5. Expanding market scope to orderbook/AMM in this sprint.

18. Immediate Refactor Checklist

On-chain:

1. Add GameType enum and Session account.
2. Add PlayerState and migrate from board-specific assumptions.
3. Add adapter trait and Battleship adapter implementation.
4. Introduce submit_action and settle_session.
5. Add market accounts and instructions with simplified constraints.

Frontend:

1. Add web/src/games/registry.ts.
2. Migrate routing to /games/:slug and /games/:slug/:sessionId.
3. Move battleship code under web/src/games/battleship.
4. Create game scaffolds for the other four games.
5. Add /games/prediction flow.

Testing:

1. Split monolithic tests into harness + per-game + market + smoke.
2. Add ER privacy regressions for each hidden/private-state game.

19. File-Level Priority Map

Highest priority on-chain files:

1. programs/cayed/src/lib.rs
2. programs/cayed/src/state/game.rs to be replaced by session.rs
3. programs/cayed/src/state/player_board.rs to evolve toward player_state.rs
4. programs/cayed/src/instructions/make_move.rs to evolve toward submit_action.rs
5. programs/cayed/src/instructions/reveal_winner.rs to evolve toward settle_session.rs

Highest priority frontend files:

1. web/src/App.tsx
2. web/src/main.tsx
3. web/src/services/game-service.ts
4. web/src/pages/battleship/* to migrate under web/src/games/battleship/*
5. web/src/games/registry.ts new

20. Known Open Questions (Track Explicitly)

1. Which simplified payout model first: pari-mutuel-lite or fixed-odds?
2. Should single-player games be allowed in v1 market, or only PvP sessions?
3. What is the exact maximum state_blob size per game to cap compute/storage?
4. Which game-specific fields belong in Session versus encoded state blob?

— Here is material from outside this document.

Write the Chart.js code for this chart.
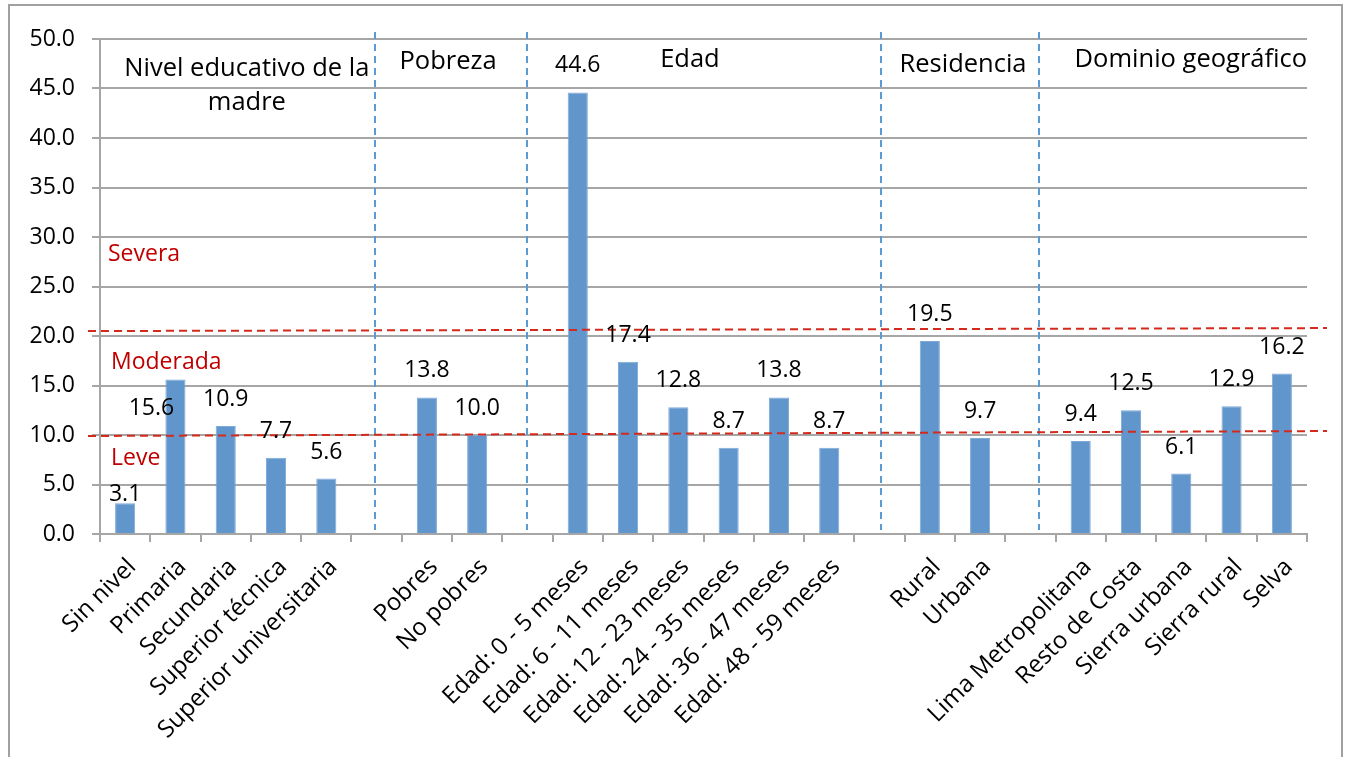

If unresolved, default choices:

1. pari-mutuel-lite for simple fairness and no external odds dependency.
2. market enabled first for PvP sessions only.
3. conservative capped blob size with adapter-level validation.
4. keep Session minimal and adapter state in blob.

21. Positioning Reminder

Cayed should feel like an arcade first:

1. fast loops.
2. clean wager UX.
3. trustless settlement.
4. prediction as optional enhancement.

If an implementation choice improves technical purity but hurts this consumer feel or timeline, prefer the pragmatic option that ships within 28 days.